**WORK TO BE COMPLETED**
Begin with the first line of the material and copy each line word for word through the line that contains "0], [-8, 0, 5, -2]];"; the pictures are left out.

+++

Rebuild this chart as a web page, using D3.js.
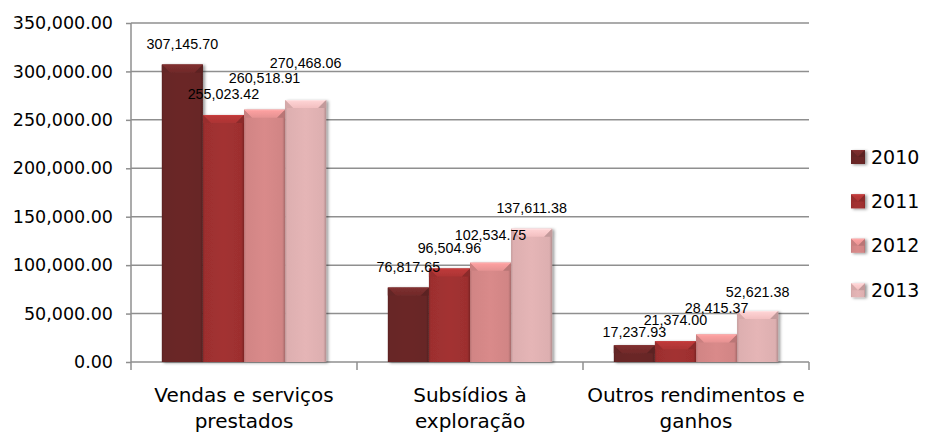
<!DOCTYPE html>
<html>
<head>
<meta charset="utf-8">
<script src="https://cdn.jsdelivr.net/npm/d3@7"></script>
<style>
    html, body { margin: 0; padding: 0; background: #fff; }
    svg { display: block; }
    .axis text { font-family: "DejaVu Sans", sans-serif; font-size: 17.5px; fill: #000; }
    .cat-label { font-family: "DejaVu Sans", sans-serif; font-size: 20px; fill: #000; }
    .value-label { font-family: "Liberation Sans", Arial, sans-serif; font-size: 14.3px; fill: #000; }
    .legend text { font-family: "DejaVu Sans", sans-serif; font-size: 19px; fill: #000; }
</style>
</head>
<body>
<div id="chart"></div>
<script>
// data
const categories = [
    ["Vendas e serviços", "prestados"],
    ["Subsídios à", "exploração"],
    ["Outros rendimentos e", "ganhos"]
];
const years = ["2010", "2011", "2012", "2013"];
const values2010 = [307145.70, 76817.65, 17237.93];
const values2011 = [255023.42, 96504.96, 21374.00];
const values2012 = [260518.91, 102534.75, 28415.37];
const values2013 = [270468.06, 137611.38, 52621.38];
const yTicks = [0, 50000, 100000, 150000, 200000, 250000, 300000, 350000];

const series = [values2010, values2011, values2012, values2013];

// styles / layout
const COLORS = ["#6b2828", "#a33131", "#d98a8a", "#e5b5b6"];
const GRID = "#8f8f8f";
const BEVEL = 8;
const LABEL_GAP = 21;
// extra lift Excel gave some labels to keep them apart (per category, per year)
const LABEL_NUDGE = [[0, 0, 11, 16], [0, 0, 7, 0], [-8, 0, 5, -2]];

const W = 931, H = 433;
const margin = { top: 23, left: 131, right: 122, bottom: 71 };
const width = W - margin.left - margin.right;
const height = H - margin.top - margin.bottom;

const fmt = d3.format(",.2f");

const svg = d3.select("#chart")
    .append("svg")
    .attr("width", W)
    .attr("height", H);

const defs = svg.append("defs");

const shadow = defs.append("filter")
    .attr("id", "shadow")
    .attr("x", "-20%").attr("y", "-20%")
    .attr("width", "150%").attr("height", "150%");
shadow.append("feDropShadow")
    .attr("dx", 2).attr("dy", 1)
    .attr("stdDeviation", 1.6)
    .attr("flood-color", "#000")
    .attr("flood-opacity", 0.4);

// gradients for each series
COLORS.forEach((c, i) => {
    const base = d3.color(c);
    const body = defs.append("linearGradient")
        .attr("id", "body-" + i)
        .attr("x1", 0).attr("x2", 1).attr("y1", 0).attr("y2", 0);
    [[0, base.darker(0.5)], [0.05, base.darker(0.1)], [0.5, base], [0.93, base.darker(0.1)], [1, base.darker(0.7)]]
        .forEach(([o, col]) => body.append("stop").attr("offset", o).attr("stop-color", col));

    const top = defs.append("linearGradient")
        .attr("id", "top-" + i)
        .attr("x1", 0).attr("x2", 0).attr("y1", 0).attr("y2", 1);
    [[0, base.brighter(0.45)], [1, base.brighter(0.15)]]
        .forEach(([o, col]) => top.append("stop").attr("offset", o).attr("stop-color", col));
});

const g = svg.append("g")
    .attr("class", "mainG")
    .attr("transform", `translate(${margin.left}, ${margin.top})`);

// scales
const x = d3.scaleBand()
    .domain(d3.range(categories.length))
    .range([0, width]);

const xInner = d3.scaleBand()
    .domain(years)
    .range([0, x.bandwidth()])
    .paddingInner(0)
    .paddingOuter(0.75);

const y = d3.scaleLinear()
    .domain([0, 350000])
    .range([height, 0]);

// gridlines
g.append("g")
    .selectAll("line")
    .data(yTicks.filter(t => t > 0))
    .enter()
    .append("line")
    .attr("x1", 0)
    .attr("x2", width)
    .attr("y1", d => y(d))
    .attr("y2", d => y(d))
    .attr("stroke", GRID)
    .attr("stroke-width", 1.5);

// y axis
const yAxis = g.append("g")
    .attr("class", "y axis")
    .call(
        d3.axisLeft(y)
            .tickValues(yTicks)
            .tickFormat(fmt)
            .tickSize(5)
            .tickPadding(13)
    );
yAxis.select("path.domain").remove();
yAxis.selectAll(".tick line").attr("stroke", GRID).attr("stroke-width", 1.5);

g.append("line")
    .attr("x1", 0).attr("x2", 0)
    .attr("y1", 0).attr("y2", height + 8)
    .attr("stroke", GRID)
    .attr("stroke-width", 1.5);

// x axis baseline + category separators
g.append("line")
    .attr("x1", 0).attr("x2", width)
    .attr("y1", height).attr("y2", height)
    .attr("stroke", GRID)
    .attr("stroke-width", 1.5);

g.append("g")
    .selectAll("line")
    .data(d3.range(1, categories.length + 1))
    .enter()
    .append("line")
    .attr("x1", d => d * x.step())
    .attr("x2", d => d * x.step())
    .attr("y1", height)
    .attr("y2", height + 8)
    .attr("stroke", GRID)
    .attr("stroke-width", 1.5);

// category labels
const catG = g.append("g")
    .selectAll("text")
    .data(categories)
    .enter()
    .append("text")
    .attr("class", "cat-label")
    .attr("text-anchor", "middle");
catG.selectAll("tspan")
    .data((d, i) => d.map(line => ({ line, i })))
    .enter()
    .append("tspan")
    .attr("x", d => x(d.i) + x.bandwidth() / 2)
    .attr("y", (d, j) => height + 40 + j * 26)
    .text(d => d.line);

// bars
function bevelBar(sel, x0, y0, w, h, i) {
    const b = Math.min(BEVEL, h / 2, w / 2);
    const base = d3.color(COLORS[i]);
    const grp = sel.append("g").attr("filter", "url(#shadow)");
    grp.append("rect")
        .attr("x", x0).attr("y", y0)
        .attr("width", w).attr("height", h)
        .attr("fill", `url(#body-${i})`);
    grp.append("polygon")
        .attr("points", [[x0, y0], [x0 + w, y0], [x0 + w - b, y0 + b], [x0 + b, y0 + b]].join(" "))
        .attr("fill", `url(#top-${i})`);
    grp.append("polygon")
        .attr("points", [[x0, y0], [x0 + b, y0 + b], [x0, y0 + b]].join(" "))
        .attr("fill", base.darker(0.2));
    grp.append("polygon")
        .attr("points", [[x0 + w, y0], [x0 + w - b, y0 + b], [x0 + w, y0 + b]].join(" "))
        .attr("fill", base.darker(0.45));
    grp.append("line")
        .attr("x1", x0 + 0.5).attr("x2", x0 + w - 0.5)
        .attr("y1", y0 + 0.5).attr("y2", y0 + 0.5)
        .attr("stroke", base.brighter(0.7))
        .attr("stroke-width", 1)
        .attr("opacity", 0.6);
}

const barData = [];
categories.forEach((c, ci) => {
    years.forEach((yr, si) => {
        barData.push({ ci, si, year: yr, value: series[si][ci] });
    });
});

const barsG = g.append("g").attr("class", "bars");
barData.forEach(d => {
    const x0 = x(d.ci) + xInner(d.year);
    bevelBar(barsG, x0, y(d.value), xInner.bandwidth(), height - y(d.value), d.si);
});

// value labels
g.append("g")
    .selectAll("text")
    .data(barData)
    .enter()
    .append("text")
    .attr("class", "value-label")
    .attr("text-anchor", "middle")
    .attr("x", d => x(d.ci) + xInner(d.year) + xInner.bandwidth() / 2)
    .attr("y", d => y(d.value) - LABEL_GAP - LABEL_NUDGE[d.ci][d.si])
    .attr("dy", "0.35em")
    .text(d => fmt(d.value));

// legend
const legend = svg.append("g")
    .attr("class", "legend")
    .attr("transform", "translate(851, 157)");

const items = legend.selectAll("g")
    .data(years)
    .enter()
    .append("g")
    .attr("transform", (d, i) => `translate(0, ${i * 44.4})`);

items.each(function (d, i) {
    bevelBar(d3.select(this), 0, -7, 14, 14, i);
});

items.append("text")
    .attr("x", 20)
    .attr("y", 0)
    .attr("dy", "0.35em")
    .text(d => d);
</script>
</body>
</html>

+++

**SOLUTION FOR THIS TASK**
Rebuild this chart as a web page, using D3.js.
<!DOCTYPE html>
<html>
<head>
<meta charset="utf-8">
<script src="https://cdn.jsdelivr.net/npm/d3@7"></script>
<style>
    html, body { margin: 0; padding: 0; background: #fff; }
    svg { display: block; }
    .axis text { font-family: "DejaVu Sans", sans-serif; font-size: 17.5px; fill: #000; }
    .cat-label { font-family: "DejaVu Sans", sans-serif; font-size: 20px; fill: #000; }
    .value-label { font-family: "Liberation Sans", Arial, sans-serif; font-size: 14.3px; fill: #000; }
    .legend text { font-family: "DejaVu Sans", sans-serif; font-size: 19px; fill: #000; }
</style>
</head>
<body>
<div id="chart"></div>
<script>
// data
const categories = [
    ["Vendas e serviços", "prestados"],
    ["Subsídios à", "exploração"],
    ["Outros rendimentos e", "ganhos"]
];
const years = ["2010", "2011", "2012", "2013"];
const values2010 = [307145.70, 76817.65, 17237.93];
const values2011 = [255023.42, 96504.96, 21374.00];
const values2012 = [260518.91, 102534.75, 28415.37];
const values2013 = [270468.06, 137611.38, 52621.38];
const yTicks = [0, 50000, 100000, 150000, 200000, 250000, 300000, 350000];

const series = [values2010, values2011, values2012, values2013];

// styles / layout
const COLORS = ["#6b2828", "#a33131", "#d98a8a", "#e5b5b6"];
const GRID = "#8f8f8f";
const BEVEL = 8;
const LABEL_GAP = 21;
// extra lift Excel gave some labels to keep them apart (per category, per year)
const LABEL_NUDGE = [[0, 0, 11, 16], [0, 0, 7, 0], [-8, 0, 5, -2]];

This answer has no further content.